The next Tori to come out was Pip (not sure if her real name is Philip Pirrip, didn't ask), singing Cruel and shouting something along the lines of "Writers, where are you in this fucking town sucking the cock of corporate power?" Pip was wearing rubber pants and seemed much closer to the Tori I remember in 1994 as she fallated the microphone and humped the piano stool a few times, which used to be her signature move. Pip also had a few of Tori's bad habits, like singing Waitress (which is apparently making a comeback, they were selling I Believe In Peace, Bitch" tote bags at the stands) and drawing out every single last syllable for emphasis until nothing is emphasized at all. She's been doing this for 14+ years but it still gets a bit annoying, even for me. Pip also had some rather odd dance moves, one involved sitting in a pigeon pose type position and doing half push-ups while snarling. Definitely Tori (I mean Pip), but sometimes I wish she would go back to telling her dorky stories in between songs instead of all of this multiple personality hoopla.
Then Tori left and came back dressed as "Tori," which didn't actually do the real Tori justice. The Tori doll had an ugly orange-red wig and a sequined jumpsuit which was bright like a disco ball when she played. Fortunately she played some very classic old school Tori: Silent All These Years, Talula, Hey Jupiter, and one of my all-time favorites, Cooling. Her sweet and soothing voice that has rocked me to sleep for 15 years now truly emerged in this section of the show, its beauty so strong that I actually did not punch the girl in front of me who was talking on her cell phone to her sugar daddy during Cooling. But I was close.
There must be something I missed in the blog about concert etiquette but right as "Code Red" was ending, everyone rushed down the aisles toward the stage, which makes very little sense to me at all. The first time I remember this happening was at the Oakdale Theater in 1996. When Tori saw what was going on, she paused in the middle of the song and said "what is this, Metallica?" Well, it's still happening, and I still can't understand it, nor can I decipher how everyone received the appropriate cue to start stampeding at once. This may be a sign that I'm getting old.

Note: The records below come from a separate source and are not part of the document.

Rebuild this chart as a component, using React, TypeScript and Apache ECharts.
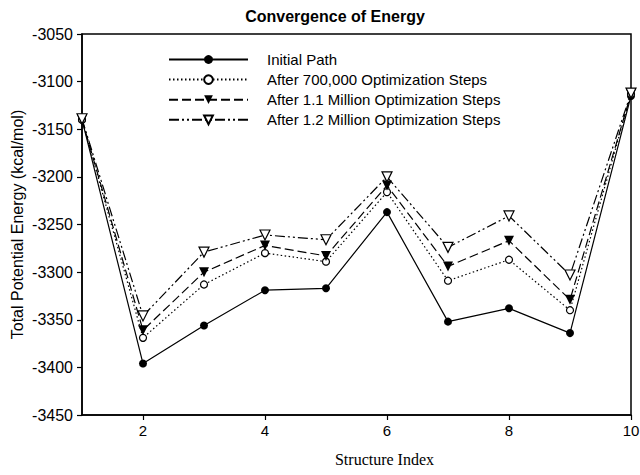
import React, { useEffect, useRef } from "react";
import * as echarts from "echarts";

const structureIndex = [1, 2, 3, 4, 5, 6, 7, 8, 9, 10];
const initialPath = [-3140, -3396, -3356, -3319, -3317, -3237, -3352, -3338, -3364, -3115];
const after700k = [-3140, -3369, -3313, -3280, -3289, -3216, -3309, -3287, -3340, -3113];
const after1_1M = [-3140, -3361, -3300, -3272, -3283, -3209, -3294, -3267, -3329, -3113];
const after1_2M = [-3139, -3346, -3279, -3261, -3266, -3200, -3274, -3241, -3303, -3112];
const xTicks = [2, 4, 6, 8, 10];
const seriesNames = [
  "Initial Path",
  "After 700,000 Optimization Steps",
  "After 1.1 Million Optimization Steps",
  "After 1.2 Million Optimization Steps",
];

const pairs = (vals: number[]) => structureIndex.map((x, i) => [x, vals[i]]);

export default function App() {
  const ref = useRef<HTMLDivElement>(null);
  useEffect(() => {
    if (!ref.current) return;
    const chart = echarts.init(ref.current, null, { renderer: "svg" });
    const font = "'Liberation Sans', Arial, sans-serif";
    chart.setOption({
      animation: false,
      backgroundColor: "#ffffff",
      title: {
        text: "Convergence of Energy",
        left: 330,
        textAlign: "center",
        top: 3,
        textStyle: { fontFamily: font, fontSize: 16, fontWeight: "bold", color: "#000" },
      },
      grid: {
        left: 82,
        right: 9,
        top: 34,
        height: 381,
        show: true,
        borderColor: "#000",
        borderWidth: 1.5,
        backgroundColor: "transparent",
        containLabel: false,
        outerBoundsMode: "none",
      },
      legend: {
        orient: "vertical",
        left: 163,
        top: 47,
        itemWidth: 79,
        itemHeight: 11,
        itemGap: 5.1,
        data: seriesNames,
        textStyle: { fontFamily: font, fontSize: 15, color: "#000", padding: [0, 0, 0, 14] },
      },
      xAxis: {
        type: "value",
        min: 1,
        max: 10,
        name: "Structure Index",
        nameLocation: "middle",
        nameGap: 36,
        nameMoveOverlap: false,
        nameTextStyle: {
          fontFamily: "'Liberation Serif', 'Times New Roman', serif",
          fontSize: 16,
          color: "#000",
          padding: [0, 0, 0, 56],
        },
        axisLine: { lineStyle: { color: "#000", width: 1.5 } },
        axisTick: { inside: false, length: 5, lineStyle: { color: "#000", width: 1.2 }, customValues: xTicks },
        axisLabel: { fontFamily: font, fontSize: 15, color: "#000", margin: 8, customValues: xTicks },
        splitLine: { show: false },
      },
      yAxis: {
        type: "value",
        min: -3450,
        max: -3050,
        interval: 50,
        name: "Total Potential Energy (kcal/mol)",
        nameLocation: "middle",
        nameGap: 57,
        nameMoveOverlap: false,
        nameTextStyle: { fontFamily: font, fontSize: 16, color: "#000" },
        axisLine: { show: true, lineStyle: { color: "#000", width: 1.5 } },
        axisTick: { show: true, inside: false, length: 5, lineStyle: { color: "#000", width: 1.2 } },
        axisLabel: {
          fontFamily: font,
          fontSize: 16,
          color: "#000",
          margin: 9,
          formatter: (v: number) => String(v),
        },
        splitLine: { show: false },
      },
      series: [
        {
          name: seriesNames[0],
          type: "line",
          data: pairs(initialPath),
          symbol: "circle",
          symbolSize: 8,
          itemStyle: { color: "#000" },
          lineStyle: { color: "#000", width: 1.2, type: "solid" },
        },
        {
          name: seriesNames[1],
          type: "line",
          data: pairs(after700k),
          symbol: "circle",
          symbolSize: 7,
          itemStyle: { color: "#fff", borderColor: "#000", borderWidth: 1.2 },
          lineStyle: { color: "#000", width: 1.2, type: [1.5, 2.5] },
        },
        {
          name: seriesNames[2],
          type: "line",
          data: pairs(after1_1M),
          symbol: "triangle",
          symbolRotate: 180,
          symbolSize: 10,
          itemStyle: { color: "#000" },
          lineStyle: { color: "#000", width: 1.2, type: [9, 4] },
        },
        {
          name: seriesNames[3],
          type: "line",
          data: pairs(after1_2M),
          symbol: "triangle",
          symbolRotate: 180,
          symbolSize: 10,
          itemStyle: { color: "#fff", borderColor: "#000", borderWidth: 1.2 },
          lineStyle: { color: "#000", width: 1.2, type: [10, 3, 2, 3, 2, 3] },
        },
      ],
    });
    return () => chart.dispose();
  }, []);
  return <div ref={ref} style={{ width: 640, height: 475, position: "absolute", left: 0, top: 0 }} />;
}
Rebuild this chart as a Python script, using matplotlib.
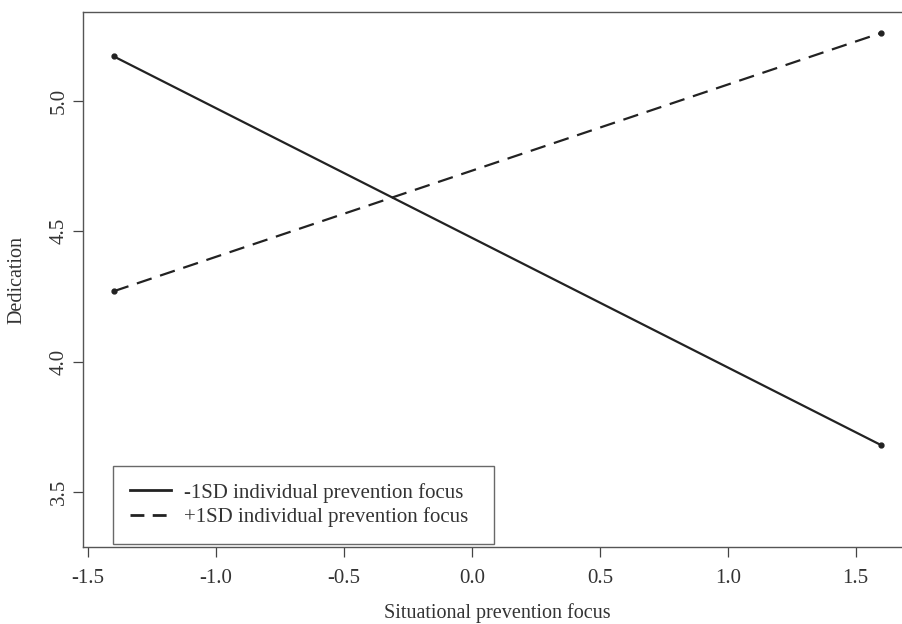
import matplotlib
matplotlib.use("Agg")
import matplotlib.pyplot as plt

# simple slopes: dedication by situational prevention focus
situational = [-1.4, 1.6]
low_individual = [5.17, 3.68]    # -1SD individual prevention focus
high_individual = [4.27, 5.26]   # +1SD individual prevention focus

series_labels = ["-1SD individual prevention focus",
                 "+1SD individual prevention focus"]
x_ticks = [-1.5, -1.0, -0.5, 0.0, 0.5, 1.0, 1.5]
y_ticks = [3.5, 4.0, 4.5, 5.0]

plt.rcParams["font.family"] = ["Liberation Serif", "DejaVu Serif"]

fig = plt.figure(figsize=(9.03, 6.24), dpi=100)
ax = fig.add_axes([83 / 903, 77 / 624, 829 / 903, 535 / 624])

ax.plot(situational, low_individual, color="#222222", lw=1.6,
        marker="o", ms=3.5, label=series_labels[0])
ax.plot(situational, high_individual, color="#222222", lw=1.6,
        ls=(0, (7, 4)), marker="o", ms=3.5, label=series_labels[1])

ax.set_xlim(-1.52, 1.72)
ax.set_ylim(3.29, 5.34)
ax.set_xticks(x_ticks)
ax.set_xticklabels([f"{v:.1f}" for v in x_ticks])
ax.set_yticks(y_ticks)
ax.set_yticklabels([f"{v:.1f}" for v in y_ticks], rotation=90, va="center")
ax.tick_params(direction="out", length=7, width=0.9, colors="#444444",
               labelsize=15, labelcolor="#333333")
ax.tick_params(axis="x", pad=9)
ax.tick_params(axis="y", pad=3)

for s in ax.spines.values():
    s.set_color("#555555")
    s.set_linewidth(1.0)
ax.spines["right"].set_visible(False)

ax.set_xlabel("Situational prevention focus", fontsize=14.5, color="#333333",
              labelpad=11)
ax.set_ylabel("Dedication", fontsize=14.5, color="#333333", labelpad=17)

# legend box spans a fixed region, text left-aligned inside it
leg = ax.legend(loc="upper left",
                bbox_to_anchor=(113 / 903, 85 / 624, 381 / 903, 73 / 624),
                bbox_transform=fig.transFigure, mode="expand", fontsize=15,
                frameon=True, fancybox=False, handlelength=2.0,
                handletextpad=0.6, borderpad=0.8, labelspacing=0.22,
                borderaxespad=0)
leg.get_frame().set_edgecolor("#444444")
leg.get_frame().set_linewidth(1.0)
for h in leg.get_lines():
    h.set_marker("")
    h.set_linewidth(2.0)
leg.get_lines()[1].set_linestyle((0, (5, 3)))
for t in leg.get_texts():
    t.set_color("#333333")

fig.savefig("out.png", dpi=100)
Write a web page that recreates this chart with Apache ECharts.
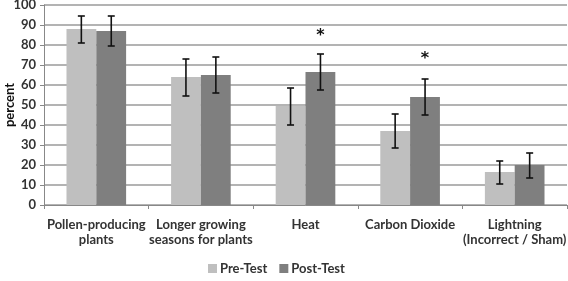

Two encores and over two full hours of music later, the tour came to a close. I found myself quite satisfied with the experience. Tori's shows are certainly different now than they were 14 years ago. She's older and less enthusiastic. The piano stool humping has been whittled down to a few minutes and the singing is less orgasmic than before. She connects with the audience via costumes and role playing rather than through personal stories between songs and small, intimate venues. Regardless, she still puts on a great show, she's still looking rather hot, and she still has us following her around, 14 years later. That has to count for something.